**Input:**
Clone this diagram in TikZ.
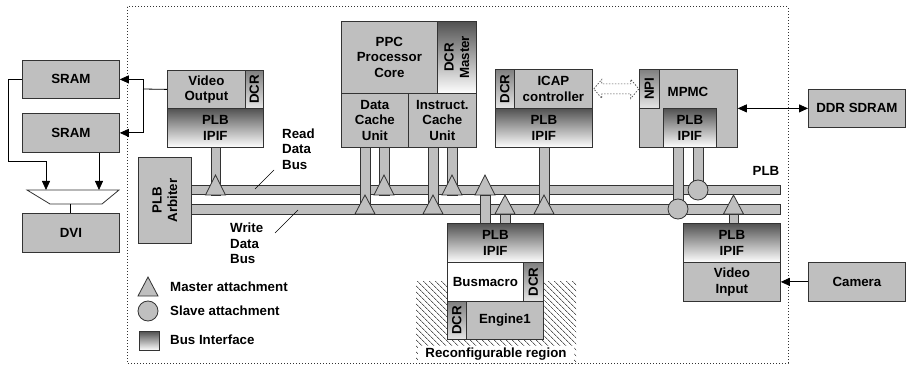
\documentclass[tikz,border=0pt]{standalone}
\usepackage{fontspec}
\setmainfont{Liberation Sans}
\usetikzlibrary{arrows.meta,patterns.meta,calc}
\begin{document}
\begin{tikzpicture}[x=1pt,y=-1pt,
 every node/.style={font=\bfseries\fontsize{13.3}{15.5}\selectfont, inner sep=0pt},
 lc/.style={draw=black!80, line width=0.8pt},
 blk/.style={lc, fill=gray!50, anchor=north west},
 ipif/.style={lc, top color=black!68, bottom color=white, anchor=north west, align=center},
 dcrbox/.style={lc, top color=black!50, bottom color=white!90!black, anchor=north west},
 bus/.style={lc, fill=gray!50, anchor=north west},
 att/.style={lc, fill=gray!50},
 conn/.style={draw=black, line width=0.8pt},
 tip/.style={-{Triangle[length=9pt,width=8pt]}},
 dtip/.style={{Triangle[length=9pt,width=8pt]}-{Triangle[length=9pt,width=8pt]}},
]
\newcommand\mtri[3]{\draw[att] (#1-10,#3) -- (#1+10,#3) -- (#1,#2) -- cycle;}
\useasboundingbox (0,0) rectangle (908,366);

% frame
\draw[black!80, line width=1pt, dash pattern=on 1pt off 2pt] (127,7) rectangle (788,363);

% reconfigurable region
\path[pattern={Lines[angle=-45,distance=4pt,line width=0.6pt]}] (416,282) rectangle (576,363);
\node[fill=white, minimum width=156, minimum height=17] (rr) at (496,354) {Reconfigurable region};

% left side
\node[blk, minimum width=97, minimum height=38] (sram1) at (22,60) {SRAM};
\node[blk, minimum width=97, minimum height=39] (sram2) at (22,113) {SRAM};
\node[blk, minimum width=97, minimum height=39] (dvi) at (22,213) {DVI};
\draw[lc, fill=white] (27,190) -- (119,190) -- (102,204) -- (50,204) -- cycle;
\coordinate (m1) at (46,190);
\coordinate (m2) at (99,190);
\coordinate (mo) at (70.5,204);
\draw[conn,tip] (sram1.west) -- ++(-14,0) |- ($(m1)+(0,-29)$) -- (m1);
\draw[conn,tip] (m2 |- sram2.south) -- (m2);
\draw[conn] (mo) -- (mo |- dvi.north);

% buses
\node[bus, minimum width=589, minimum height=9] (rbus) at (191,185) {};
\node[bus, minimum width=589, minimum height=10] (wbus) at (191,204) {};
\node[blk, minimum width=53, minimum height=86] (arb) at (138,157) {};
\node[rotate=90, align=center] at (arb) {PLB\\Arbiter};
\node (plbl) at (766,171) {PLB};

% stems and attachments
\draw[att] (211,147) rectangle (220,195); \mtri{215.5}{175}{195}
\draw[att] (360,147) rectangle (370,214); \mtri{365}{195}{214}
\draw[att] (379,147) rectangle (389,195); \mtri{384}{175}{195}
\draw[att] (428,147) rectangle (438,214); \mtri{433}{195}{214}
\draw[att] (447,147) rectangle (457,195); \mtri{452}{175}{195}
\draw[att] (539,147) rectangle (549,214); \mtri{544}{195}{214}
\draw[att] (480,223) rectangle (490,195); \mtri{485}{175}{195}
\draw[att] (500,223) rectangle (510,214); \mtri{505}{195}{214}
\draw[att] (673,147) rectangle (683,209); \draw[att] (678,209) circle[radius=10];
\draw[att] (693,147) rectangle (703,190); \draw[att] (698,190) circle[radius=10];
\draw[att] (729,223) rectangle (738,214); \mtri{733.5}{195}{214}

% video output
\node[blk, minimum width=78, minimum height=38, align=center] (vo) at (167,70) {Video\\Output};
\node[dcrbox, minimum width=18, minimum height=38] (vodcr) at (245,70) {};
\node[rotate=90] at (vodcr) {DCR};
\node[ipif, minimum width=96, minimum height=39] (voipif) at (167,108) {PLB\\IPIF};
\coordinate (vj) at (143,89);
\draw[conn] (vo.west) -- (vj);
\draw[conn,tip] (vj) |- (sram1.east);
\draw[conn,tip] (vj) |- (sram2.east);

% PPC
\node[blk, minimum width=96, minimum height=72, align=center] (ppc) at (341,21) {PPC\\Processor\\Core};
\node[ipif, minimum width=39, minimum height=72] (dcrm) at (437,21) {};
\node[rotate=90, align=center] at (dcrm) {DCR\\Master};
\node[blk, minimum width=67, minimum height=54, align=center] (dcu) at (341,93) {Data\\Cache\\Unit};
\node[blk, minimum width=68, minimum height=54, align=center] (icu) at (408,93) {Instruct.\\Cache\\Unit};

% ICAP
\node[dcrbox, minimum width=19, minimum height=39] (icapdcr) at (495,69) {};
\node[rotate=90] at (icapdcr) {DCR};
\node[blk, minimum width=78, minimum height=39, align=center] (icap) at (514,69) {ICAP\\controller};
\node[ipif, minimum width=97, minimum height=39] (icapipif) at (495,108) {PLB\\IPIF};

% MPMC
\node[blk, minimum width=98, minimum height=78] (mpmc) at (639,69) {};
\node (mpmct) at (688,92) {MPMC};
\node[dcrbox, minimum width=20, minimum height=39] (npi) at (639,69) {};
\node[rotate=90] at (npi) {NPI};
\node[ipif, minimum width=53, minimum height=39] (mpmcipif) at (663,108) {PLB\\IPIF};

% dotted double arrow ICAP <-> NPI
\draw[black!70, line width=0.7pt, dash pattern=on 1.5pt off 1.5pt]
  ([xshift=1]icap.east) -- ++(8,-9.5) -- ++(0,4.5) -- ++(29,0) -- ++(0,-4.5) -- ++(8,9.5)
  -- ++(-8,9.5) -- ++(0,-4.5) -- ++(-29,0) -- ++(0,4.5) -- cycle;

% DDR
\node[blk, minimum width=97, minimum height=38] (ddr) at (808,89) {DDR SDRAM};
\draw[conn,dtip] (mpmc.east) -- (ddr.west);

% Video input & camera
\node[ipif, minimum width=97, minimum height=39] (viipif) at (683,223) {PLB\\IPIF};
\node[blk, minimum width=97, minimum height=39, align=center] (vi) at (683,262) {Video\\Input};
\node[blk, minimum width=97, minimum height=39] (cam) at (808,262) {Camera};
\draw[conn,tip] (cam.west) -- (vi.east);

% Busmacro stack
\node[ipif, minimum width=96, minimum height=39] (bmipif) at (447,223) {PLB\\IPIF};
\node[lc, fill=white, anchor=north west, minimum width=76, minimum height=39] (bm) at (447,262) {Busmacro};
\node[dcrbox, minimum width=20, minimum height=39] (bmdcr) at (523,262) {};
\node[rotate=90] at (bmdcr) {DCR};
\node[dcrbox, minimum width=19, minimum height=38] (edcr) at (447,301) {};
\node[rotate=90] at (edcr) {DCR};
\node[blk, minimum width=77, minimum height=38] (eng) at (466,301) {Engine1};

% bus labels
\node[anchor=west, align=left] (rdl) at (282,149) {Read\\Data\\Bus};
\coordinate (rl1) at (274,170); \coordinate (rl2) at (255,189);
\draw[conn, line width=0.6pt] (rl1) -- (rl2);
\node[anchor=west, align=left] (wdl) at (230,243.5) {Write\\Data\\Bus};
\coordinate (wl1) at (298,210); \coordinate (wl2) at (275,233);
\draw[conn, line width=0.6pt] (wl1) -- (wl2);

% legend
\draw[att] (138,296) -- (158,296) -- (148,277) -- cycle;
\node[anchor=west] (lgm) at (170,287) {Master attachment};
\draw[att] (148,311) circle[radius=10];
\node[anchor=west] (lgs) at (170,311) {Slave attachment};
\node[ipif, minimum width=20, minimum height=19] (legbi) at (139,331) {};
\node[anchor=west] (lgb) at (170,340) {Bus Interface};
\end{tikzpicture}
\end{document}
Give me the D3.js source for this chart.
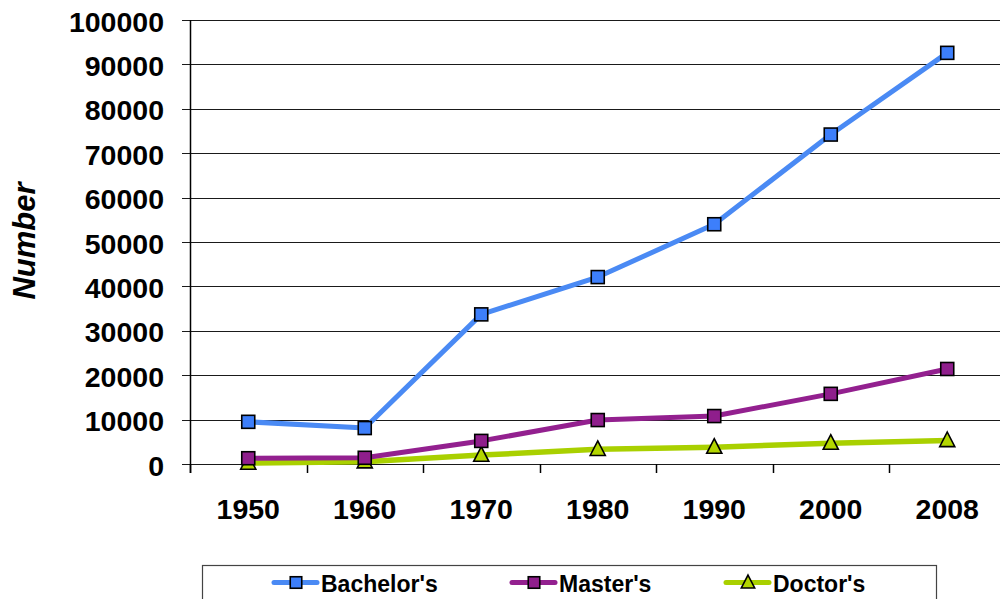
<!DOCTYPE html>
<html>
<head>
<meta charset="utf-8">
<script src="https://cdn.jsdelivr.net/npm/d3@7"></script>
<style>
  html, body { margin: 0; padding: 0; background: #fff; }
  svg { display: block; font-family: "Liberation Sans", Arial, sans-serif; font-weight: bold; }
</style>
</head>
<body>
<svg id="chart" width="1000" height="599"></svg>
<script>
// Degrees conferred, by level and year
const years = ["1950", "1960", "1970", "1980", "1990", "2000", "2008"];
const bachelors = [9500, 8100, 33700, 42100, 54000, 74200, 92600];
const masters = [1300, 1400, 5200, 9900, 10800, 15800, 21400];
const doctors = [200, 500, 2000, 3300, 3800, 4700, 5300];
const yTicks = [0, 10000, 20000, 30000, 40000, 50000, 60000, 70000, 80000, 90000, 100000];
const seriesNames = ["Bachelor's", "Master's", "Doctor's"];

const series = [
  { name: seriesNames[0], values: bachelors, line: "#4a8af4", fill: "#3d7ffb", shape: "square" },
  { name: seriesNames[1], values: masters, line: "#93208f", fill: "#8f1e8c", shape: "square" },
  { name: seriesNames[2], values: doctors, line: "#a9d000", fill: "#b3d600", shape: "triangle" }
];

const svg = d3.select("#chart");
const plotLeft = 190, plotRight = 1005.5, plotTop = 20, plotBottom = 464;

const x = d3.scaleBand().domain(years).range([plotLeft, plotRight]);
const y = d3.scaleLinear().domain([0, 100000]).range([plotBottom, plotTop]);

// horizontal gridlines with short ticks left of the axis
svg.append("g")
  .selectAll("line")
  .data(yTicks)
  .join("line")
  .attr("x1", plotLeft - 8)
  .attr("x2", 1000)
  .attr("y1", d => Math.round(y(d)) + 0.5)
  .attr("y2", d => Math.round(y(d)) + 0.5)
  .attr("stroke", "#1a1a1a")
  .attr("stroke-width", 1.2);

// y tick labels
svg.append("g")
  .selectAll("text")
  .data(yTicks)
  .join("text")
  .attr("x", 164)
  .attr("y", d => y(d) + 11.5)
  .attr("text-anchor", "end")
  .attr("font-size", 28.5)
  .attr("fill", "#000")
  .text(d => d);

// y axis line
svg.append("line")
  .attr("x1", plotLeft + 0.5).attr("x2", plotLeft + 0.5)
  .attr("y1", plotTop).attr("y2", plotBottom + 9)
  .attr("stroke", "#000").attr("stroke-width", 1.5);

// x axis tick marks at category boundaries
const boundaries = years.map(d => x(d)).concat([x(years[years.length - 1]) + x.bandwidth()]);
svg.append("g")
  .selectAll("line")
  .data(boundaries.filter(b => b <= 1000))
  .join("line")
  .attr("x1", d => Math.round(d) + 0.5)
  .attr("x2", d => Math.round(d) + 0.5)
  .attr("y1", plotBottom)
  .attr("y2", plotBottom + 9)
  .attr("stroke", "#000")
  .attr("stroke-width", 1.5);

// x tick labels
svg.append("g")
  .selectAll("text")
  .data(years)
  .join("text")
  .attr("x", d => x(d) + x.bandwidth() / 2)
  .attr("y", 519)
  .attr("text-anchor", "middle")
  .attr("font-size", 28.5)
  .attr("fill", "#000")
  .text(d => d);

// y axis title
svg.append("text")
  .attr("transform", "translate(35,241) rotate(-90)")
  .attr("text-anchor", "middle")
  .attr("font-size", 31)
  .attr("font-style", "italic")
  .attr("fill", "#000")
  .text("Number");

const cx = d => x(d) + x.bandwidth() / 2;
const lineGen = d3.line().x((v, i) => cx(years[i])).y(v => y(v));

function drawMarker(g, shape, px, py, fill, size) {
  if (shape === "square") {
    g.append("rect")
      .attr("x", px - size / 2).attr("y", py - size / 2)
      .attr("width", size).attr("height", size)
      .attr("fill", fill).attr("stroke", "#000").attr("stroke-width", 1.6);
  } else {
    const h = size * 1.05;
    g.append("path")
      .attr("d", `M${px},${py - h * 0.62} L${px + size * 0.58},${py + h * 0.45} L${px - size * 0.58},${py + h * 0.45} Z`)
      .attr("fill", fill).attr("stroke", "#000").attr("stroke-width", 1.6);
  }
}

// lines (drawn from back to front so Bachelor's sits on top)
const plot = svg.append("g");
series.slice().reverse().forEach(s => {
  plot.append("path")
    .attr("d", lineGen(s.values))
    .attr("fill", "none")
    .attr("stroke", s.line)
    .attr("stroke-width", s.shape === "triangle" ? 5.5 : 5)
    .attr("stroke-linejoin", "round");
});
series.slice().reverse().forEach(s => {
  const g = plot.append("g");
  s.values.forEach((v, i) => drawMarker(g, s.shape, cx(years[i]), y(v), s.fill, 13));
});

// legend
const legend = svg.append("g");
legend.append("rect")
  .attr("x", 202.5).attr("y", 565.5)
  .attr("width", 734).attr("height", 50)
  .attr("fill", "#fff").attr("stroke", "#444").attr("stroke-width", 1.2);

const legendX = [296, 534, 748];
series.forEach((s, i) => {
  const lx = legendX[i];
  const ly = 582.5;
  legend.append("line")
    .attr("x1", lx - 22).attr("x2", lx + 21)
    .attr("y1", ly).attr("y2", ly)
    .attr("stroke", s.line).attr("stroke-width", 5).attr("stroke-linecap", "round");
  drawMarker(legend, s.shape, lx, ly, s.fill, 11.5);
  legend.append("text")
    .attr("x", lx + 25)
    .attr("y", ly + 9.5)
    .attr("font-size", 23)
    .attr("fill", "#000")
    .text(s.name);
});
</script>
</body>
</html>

**What you are asked to do:**
Begin at the first line of the entries above and return each line exactly, stopping after the line that contains "minimum width=156, minimum". Pictures do not belong in the copy.

**Expected answer:**
Clone this diagram in TikZ.
\documentclass[tikz,border=0pt]{standalone}
\usepackage{fontspec}
\setmainfont{Liberation Sans}
\usetikzlibrary{arrows.meta,patterns.meta,calc}
\begin{document}
\begin{tikzpicture}[x=1pt,y=-1pt,
 every node/.style={font=\bfseries\fontsize{13.3}{15.5}\selectfont, inner sep=0pt},
 lc/.style={draw=black!80, line width=0.8pt},
 blk/.style={lc, fill=gray!50, anchor=north west},
 ipif/.style={lc, top color=black!68, bottom color=white, anchor=north west, align=center},
 dcrbox/.style={lc, top color=black!50, bottom color=white!90!black, anchor=north west},
 bus/.style={lc, fill=gray!50, anchor=north west},
 att/.style={lc, fill=gray!50},
 conn/.style={draw=black, line width=0.8pt},
 tip/.style={-{Triangle[length=9pt,width=8pt]}},
 dtip/.style={{Triangle[length=9pt,width=8pt]}-{Triangle[length=9pt,width=8pt]}},
]
\newcommand\mtri[3]{\draw[att] (#1-10,#3) -- (#1+10,#3) -- (#1,#2) -- cycle;}
\useasboundingbox (0,0) rectangle (908,366);

% frame
\draw[black!80, line width=1pt, dash pattern=on 1pt off 2pt] (127,7) rectangle (788,363);

% reconfigurable region
\path[pattern={Lines[angle=-45,distance=4pt,line width=0.6pt]}] (416,282) rectangle (576,363);
\node[fill=white, minimum width=156, minimum height=17] (rr) at (496,354) {Reconfigurable region};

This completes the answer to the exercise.